More on systemd on Ubuntu 16.04 failing to reliably reboot some of our servers
I wrote about how Ubuntu 16.04 can't reliably reboot some of our servers, then discovered that systemd can shut down the network with NFS mounts still present and speculated this was (and is) one of our problems. I've now been able to reliably produce such a reboot failure on a test VM and narrow down the specific component involved.
Systemd shuts down your system in two stages;
the main stage that stops systemd units, and the final stage, done
with systemd-shutdown
,
which kills the remaining processes, fiddles around with the remaining mounts,
and theoretically eventually reboots the system. In the Ubuntu 16.04 version
of systemd-shutdown
, part of what it tries to do with NFS filesystems is
to remount them read-only, and for us this sometimes hangs. With suitable
logging enabled in systemd
so that
systemd-shutdown
is run with it, we see:
Sending SIGTERM to remaining processes... Sending SIGKILL to remaining processes... Sending SIGKILL to PID <nnn> (<command>) Unmounting file systems. Remounting '/var/mail' read-only with options '<many of them>'.
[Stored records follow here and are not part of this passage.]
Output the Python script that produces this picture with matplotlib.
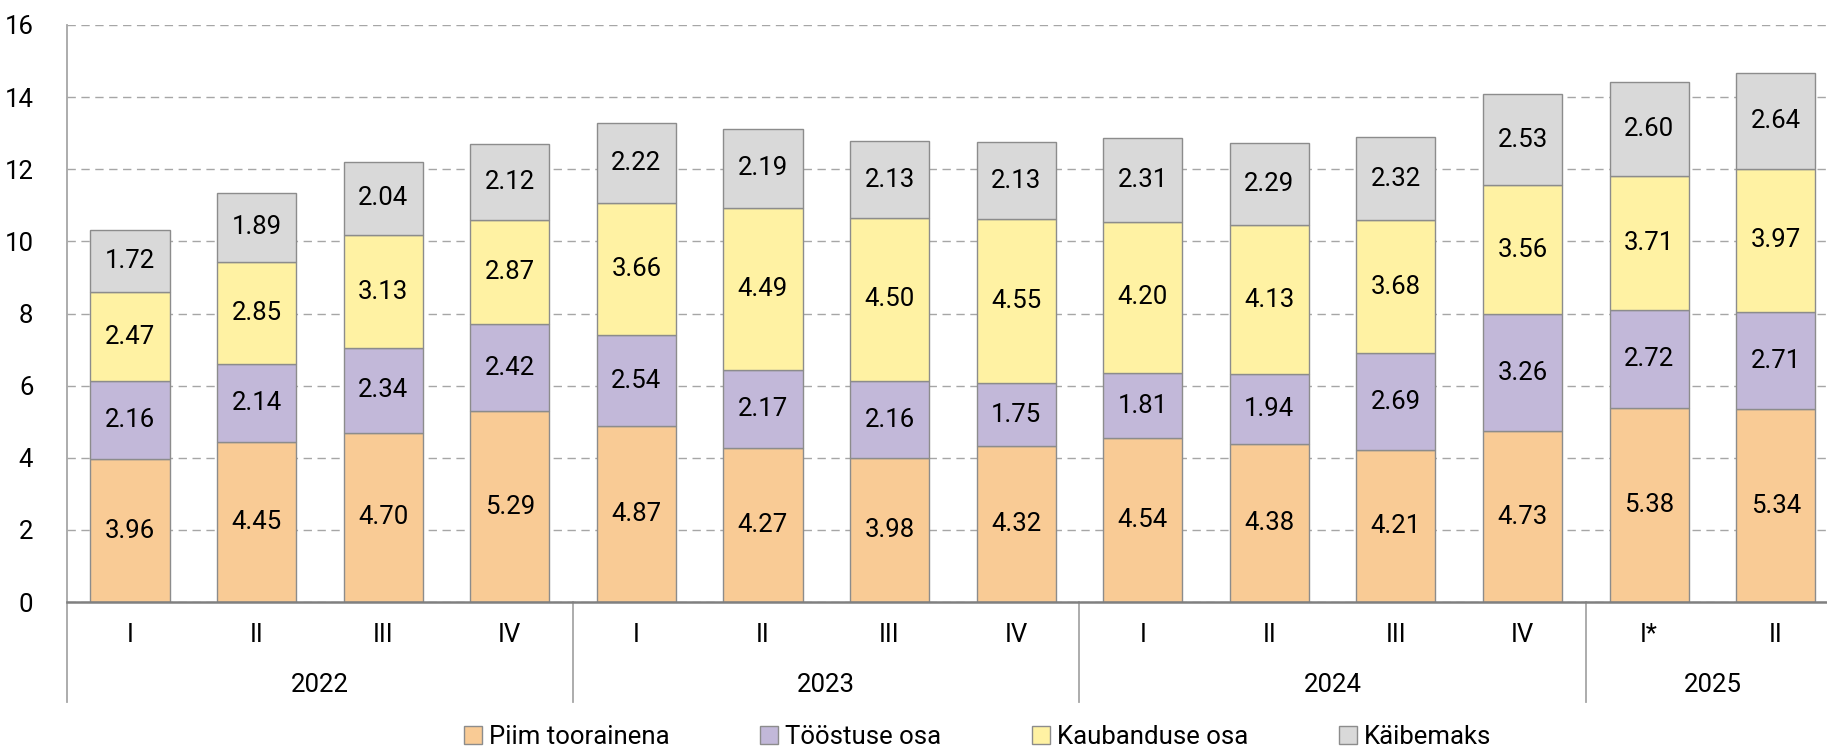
import matplotlib
matplotlib.use("Agg")
import matplotlib.pyplot as plt
from matplotlib.patches import Patch
from matplotlib.transforms import blended_transform_factory

plt.rcParams['font.family'] = ['Roboto', 'DejaVu Sans']

quarters = ["I", "II", "III", "IV", "I", "II", "III", "IV", "I", "II", "III", "IV", "I*", "II"]
years = ["2022", "2023", "2024", "2025"]
year_sizes = [4, 4, 4, 2]

series_names = ["Piim toorainena", "Tööstuse osa", "Kaubanduse osa", "Käibemaks"]
piim = [3.96, 4.45, 4.70, 5.29, 4.87, 4.27, 3.98, 4.32, 4.54, 4.38, 4.21, 4.73, 5.38, 5.34]
toostus = [2.16, 2.14, 2.34, 2.42, 2.54, 2.17, 2.16, 1.75, 1.81, 1.94, 2.69, 3.26, 2.72, 2.71]
kaubandus = [2.47, 2.85, 3.13, 2.87, 3.66, 4.49, 4.50, 4.55, 4.20, 4.13, 3.68, 3.56, 3.71, 3.97]
kaibemaks = [1.72, 1.89, 2.04, 2.12, 2.22, 2.19, 2.13, 2.13, 2.31, 2.29, 2.32, 2.53, 2.60, 2.64]
yticks = [0, 2, 4, 6, 8, 10, 12, 14, 16]

colors = ["#F9CB95", "#C2B8D9", "#FFF2A3", "#D9D9D9"]
edge = "#8C8C8C"
FS = 18.5

W, H = 1827, 749
fig = plt.figure(figsize=(W / 100, H / 100), dpi=100)
left_px, right_px, top_px, bottom_px = 66.7, 1839, 25, 602
ax = fig.add_axes([left_px / W, 1 - bottom_px / H, (right_px - left_px) / W, (bottom_px - top_px) / H])

x = list(range(len(quarters)))
bottoms = [0.0] * len(x)
for vals, col in zip([piim, toostus, kaubandus, kaibemaks], colors):
    ax.bar(x, vals, bottom=bottoms, width=0.625, color=col, edgecolor=edge, linewidth=1.0, zorder=3)
    for xi, b, v in zip(x, bottoms, vals):
        ax.text(xi, b + v / 2, f"{v:.2f}", ha="center", va="center", fontsize=FS, color="black", zorder=4)
    bottoms = [b + v for b, v in zip(bottoms, vals)]

ax.set_xlim(-0.5, len(x) - 0.5)
ax.set_ylim(0, 16)
ax.set_yticks(yticks)
ax.set_yticklabels([str(t) for t in yticks], fontsize=FS)
ax.tick_params(axis="y", length=0, pad=24)
ax.set_xticks([])
ax.yaxis.grid(True, color="#A6A6A6", linestyle=(0, (6, 4)), linewidth=1.0, zorder=0)
ax.set_axisbelow(True)
for s in ["top", "right"]:
    ax.spines[s].set_visible(False)
ax.spines["left"].set_color("#A6A6A6")
ax.spines["left"].set_linewidth(1.3)
ax.spines["bottom"].set_color("#808080")
ax.spines["bottom"].set_linewidth(1.8)
ax.spines["bottom"].set_zorder(5)

trans = blended_transform_factory(ax.transData, ax.transAxes)
axh = bottom_px - top_px
y_q = -(635 - bottom_px) / axh
y_y = -(685 - bottom_px) / axh
y_sep = -(702 - bottom_px) / axh
for xi, q in zip(x, quarters):
    ax.text(xi, y_q, q, transform=trans, ha="center", va="center", fontsize=FS, clip_on=False)

start = 0
for yr, n in zip(years, year_sizes):
    ax.text(start + (n - 1) / 2, y_y, yr, transform=trans, ha="center", va="center", fontsize=FS, clip_on=False)
    ax.plot([start - 0.5, start - 0.5], [0, y_sep], transform=trans, color="#A6A6A6", linewidth=1.3, clip_on=False)
    start += n

handles = [Patch(facecolor=c, edgecolor=edge, linewidth=1.0) for c in colors]
fig.legend(handles, series_names, loc="center", bbox_to_anchor=(0.535, 1 - 737 / H), ncol=4,
           frameon=False, fontsize=FS, handlelength=0.7, handleheight=0.7, handletextpad=0.25,
           columnspacing=3.55)

fig.savefig("out.png", dpi=100)
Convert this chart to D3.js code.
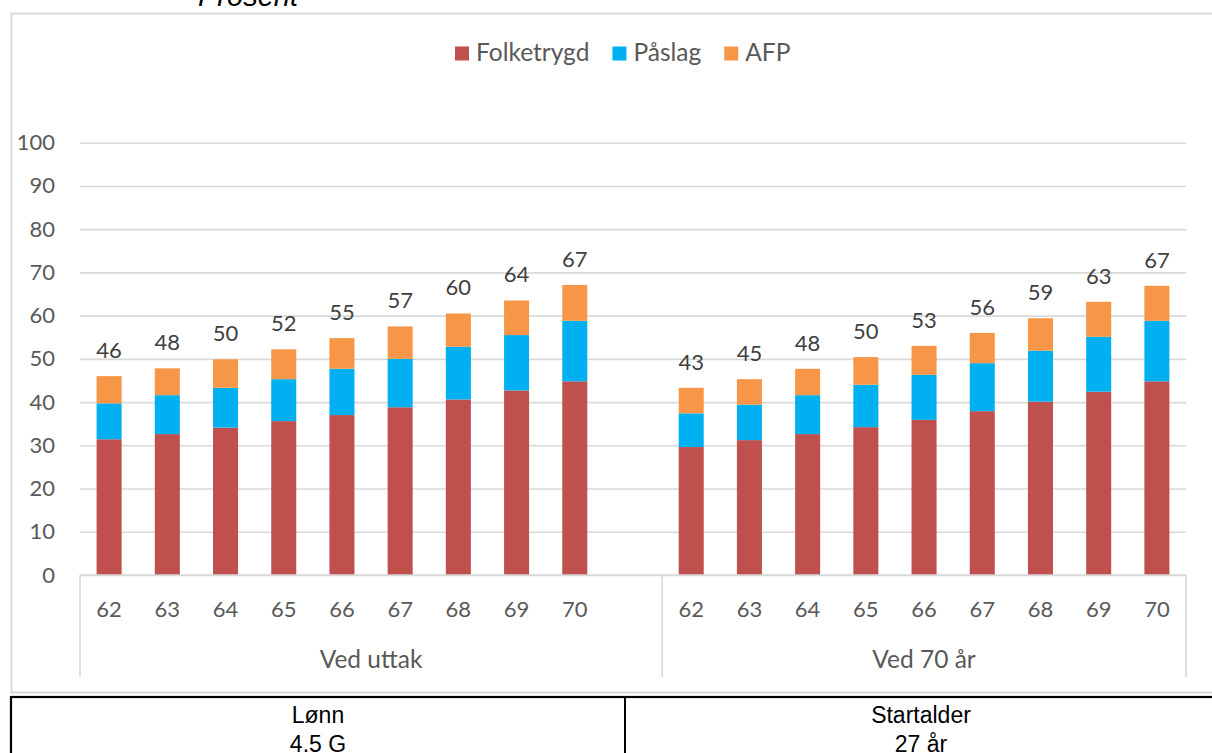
<!DOCTYPE html>
<html>
<head>
<meta charset="utf-8">
<script src="https://cdn.jsdelivr.net/npm/d3@7"></script>
<style>
  body { margin: 0; background: #fff; overflow: hidden; }
  svg { display: block; }
</style>
</head>
<body>
<div id="root"></div>
<script>
// data (prosent)
var ages = ["62", "63", "64", "65", "66", "67", "68", "69", "70"];
var groups = ["Ved uttak", "Ved 70 år"];
var seriesNames = ["Folketrygd", "Påslag", "AFP"];
var seriesColors = ["#C0504D", "#00B0F0", "#F79646"];

var folketrygdUttak = [31.4, 32.6, 34.1, 35.6, 37.0, 38.8, 40.6, 42.7, 44.8];
var paslagUttak     = [8.3, 9.0, 9.2, 9.7, 10.7, 11.2, 12.2, 12.8, 14.0];
var afpUttak        = [6.3, 6.2, 6.6, 6.9, 7.1, 7.5, 7.7, 8.0, 8.3];
var totalUttak      = ["46", "48", "50", "52", "55", "57", "60", "64", "67"];

var folketrygd70 = [29.6, 31.2, 32.6, 34.2, 35.9, 37.9, 40.1, 42.4, 44.8];
var paslag70     = [7.8, 8.2, 9.0, 9.8, 10.4, 11.1, 11.8, 12.7, 14.0];
var afp70        = [5.9, 5.9, 6.1, 6.4, 6.7, 7.0, 7.5, 8.1, 8.1];
var total70      = ["43", "45", "48", "50", "53", "56", "59", "63", "67"];

var yTicks = [0, 10, 20, 30, 40, 50, 60, 70, 80, 90, 100];
var tableHead = ["Lønn", "Startalder"];
var tableValue = ["4.5 G", "27 år"];

var width = 1212,
    height = 753,
    plot = { left: 80, right: 1186, top: 142.7, bottom: 575 };

var rows = [];
ages.forEach(function (a, i) {
    rows.push({ key: "u" + a, age: a, group: 0, Folketrygd: folketrygdUttak[i], "Påslag": paslagUttak[i], AFP: afpUttak[i], label: totalUttak[i] });
});
// tom kategori mellom gruppene
var blankKey = "blank";
ages.forEach(function (a, i) {
    rows.push({ key: "s" + a, age: a, group: 1, Folketrygd: folketrygd70[i], "Påslag": paslag70[i], AFP: afp70[i], label: total70[i] });
});
var slots = rows.slice(0, 9).map(function (d) { return d.key; })
    .concat([blankKey])
    .concat(rows.slice(9).map(function (d) { return d.key; }));

var svg = d3.select("#root")
    .append("svg")
    .attr("width", width)
    .attr("height", height);

var font = "Lato, 'Open Sans', sans-serif";

// "Prosent" (avskåret i toppen, som i originalen)
svg.append("text")
    .attr("x", 198)
    .attr("y", 6)
    .style("font-family", "'Liberation Sans', Arial, sans-serif")
    .style("font-style", "italic")
    .style("font-size", "29px")
    .style("fill", "#000")
    .text("Prosent");

// chart frame
svg.append("rect")
    .attr("x", 11.5)
    .attr("y", 13.5)
    .attr("width", 1220)
    .attr("height", 679)
    .style("fill", "#fff")
    .style("stroke", "#d9d9d9")
    .style("stroke-width", 2);

var x = d3.scaleBand()
    .domain(slots)
    .range([plot.left, plot.right])
    .paddingInner(0.57)
    .paddingOuter(0.285);

var y = d3.scaleLinear()
    .domain([0, 100])
    .range([plot.bottom, plot.top]);

var color = d3.scaleOrdinal().domain(seriesNames).range(seriesColors);

// gridlines + y labels
var yAxis = svg.append("g")
    .attr("transform", "translate(" + plot.left + ",0)")
    .call(d3.axisLeft(y)
        .tickValues(yTicks)
        .tickSize(-(plot.right - plot.left))
        .tickPadding(25));
yAxis.select(".domain").remove();
yAxis.selectAll("line")
    .style("stroke", "#d9d9d9")
    .style("stroke-width", 1.6);
yAxis.selectAll("text")
    .style("font-family", font)
    .style("font-size", "22px")
    .style("fill", "#595959");

// stacked bars
var stack = d3.stack().keys(seriesNames);
var layers = stack(rows);

svg.append("g")
    .selectAll("g")
    .data(layers)
    .enter()
    .append("g")
    .style("fill", function (d) { return color(d.key); })
    .selectAll("rect")
    .data(function (d) { return d; })
    .enter()
    .append("rect")
    .attr("x", function (d) { return x(d.data.key); })
    .attr("y", function (d) { return y(d[1]); })
    .attr("width", x.bandwidth())
    .attr("height", function (d) { return y(d[0]) - y(d[1]); });

// total labels
svg.append("g")
    .selectAll("text")
    .data(rows)
    .enter()
    .append("text")
    .attr("x", function (d) { return x(d.key) + x.bandwidth() / 2; })
    .attr("y", function (d) { return y(d.Folketrygd + d["Påslag"] + d.AFP) - 18; })
    .attr("text-anchor", "middle")
    .style("font-family", font)
    .style("font-size", "22px")
    .style("fill", "#404040")
    .text(function (d) { return d.label; });

// category axis
var axisColor = "#d9d9d9";
svg.append("line")
    .attr("x1", plot.left).attr("x2", plot.right)
    .attr("y1", plot.bottom).attr("y2", plot.bottom)
    .style("stroke", axisColor).style("stroke-width", 1.6);

// grensen går etter den tomme kategorien
var sepX = [plot.left, x(blankKey) - x.step() * 0.285 + x.step(), plot.right];
svg.append("g")
    .selectAll("line")
    .data(sepX)
    .enter()
    .append("line")
    .attr("x1", function (d) { return d; })
    .attr("x2", function (d) { return d; })
    .attr("y1", plot.bottom)
    .attr("y2", 677)
    .style("stroke", axisColor)
    .style("stroke-width", 1.6);

svg.append("g")
    .selectAll("text")
    .data(rows)
    .enter()
    .append("text")
    .attr("x", function (d) { return x(d.key) + x.bandwidth() / 2; })
    .attr("y", 617)
    .attr("text-anchor", "middle")
    .style("font-family", font)
    .style("font-size", "22px")
    .style("fill", "#595959")
    .text(function (d) { return d.age; });

svg.append("g")
    .selectAll("text")
    .data(groups)
    .enter()
    .append("text")
    .attr("x", function (d, i) { return (sepX[i] + sepX[i + 1]) / 2; })
    .attr("y", 668)
    .attr("text-anchor", "middle")
    .style("font-family", font)
    .style("font-size", "24.5px")
    .style("fill", "#595959")
    .text(function (d) { return d; });

// legend
var legend = svg.append("g").attr("transform", "translate(455,0)");
var lx = 0;
seriesNames.forEach(function (name) {
    legend.append("rect")
        .attr("x", lx)
        .attr("y", 46.5)
        .attr("width", 14)
        .attr("height", 14)
        .style("fill", color(name));
    var t = legend.append("text")
        .attr("x", lx + 21)
        .attr("y", 61)
        .style("font-family", font)
        .style("font-size", "24.5px")
        .style("fill", "#595959")
        .text(name);
    lx += 21 + t.node().getComputedTextLength() + 23;
});

// table below
var tableTop = 697;
svg.append("rect")
    .attr("x", 11)
    .attr("y", tableTop)
    .attr("width", 1230)
    .attr("height", 100)
    .style("fill", "none")
    .style("stroke", "#000")
    .style("stroke-width", 2.2);
svg.append("line")
    .attr("x1", 625).attr("x2", 625)
    .attr("y1", tableTop).attr("y2", height)
    .style("stroke", "#000")
    .style("stroke-width", 2);

var cellCenters = [318, 921];
tableHead.forEach(function (h, i) {
    svg.append("text")
        .attr("x", cellCenters[i])
        .attr("y", 723)
        .attr("text-anchor", "middle")
        .style("font-family", "'Liberation Sans', Arial, sans-serif")
        .style("font-size", "23px")
        .style("fill", "#000")
        .text(h);
    svg.append("text")
        .attr("x", cellCenters[i])
        .attr("y", 752)
        .attr("text-anchor", "middle")
        .style("font-family", "'Liberation Sans', Arial, sans-serif")
        .style("font-size", "23px")
        .style("fill", "#000")
        .text(tableValue[i]);
});
</script>
</body>
</html>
At this point things hang, although if you have it set up a shutdown
watchdog will force a reboot and recover
the system. Based on comments on my second entry, systemd-shutdown
doing this is (now)
seen as a problem and it's been changed in the upstream version of
systemd, although only very recently (eg this commit
only landed at the end of August).
Unfortunately this doesn't seem to be the sole cause of our shutdown
hangs. We appear to have had at least one reboot hang while systemd
attempts to swapoff
the server's swap space, before it enters
late-stage reboot. This particular server has a lot of inactive
user processes because it hosts our user-managed web servers, and (at the time) they weren't
being killed early in system shutdown, so
turning off swap space presumably had to page a lot of things back
into RAM. This may not have actually hung as such, but if so it was
sufficiently slow as to be unacceptable and we force-rebooted the
server in question after a minute or two.
We're currently using multiple ways to hopefully reduce the chances
of hangs at reboot times. We've put all user cron jobs into systemd
user slices so that systemd will kill
them early, although this doesn't always work
and we may need some clever way of dealing with the remaining
processes. We've enabled a shutdown watchdog timer with a relatively short timeout, although
this only helps if the system makes it to the second stage when it
runs systemd-shutdown
; a 'hang' before then in swapoff
won't
be interrupted.
In the future we may enable a relatively short JobTimeoutSec
on
reboot.target
, in the hopes that this does some good. I've
considered changing Ubuntu's cron.service
to KillMode=control-group
and then holding the package to prevent surprise carnage during
package upgrades, but this seems to be a little bit too much hassle
and danger for an infrequent thing that is generally merely irritating.
As a practical matter, this entry is probably the end of the saga.
This is not a particularly important thing for us and I've already
discovered that there are no simple, straightforward, bug-free fixes
(and as usual the odds are basically zero that
Ubuntu will fix bugs here). If we're lucky, Ubuntu 18.04 will include
a version of systemd with the systemd-shutdown
NFS mount fixes
in it and perhaps pam_systemd will be more reliable for @reboot
cron jobs. If we're not lucky, well, we'll keep having to trek down
to the machine room when we reboot servers. Fortunately it's not
something we do very often.
|
|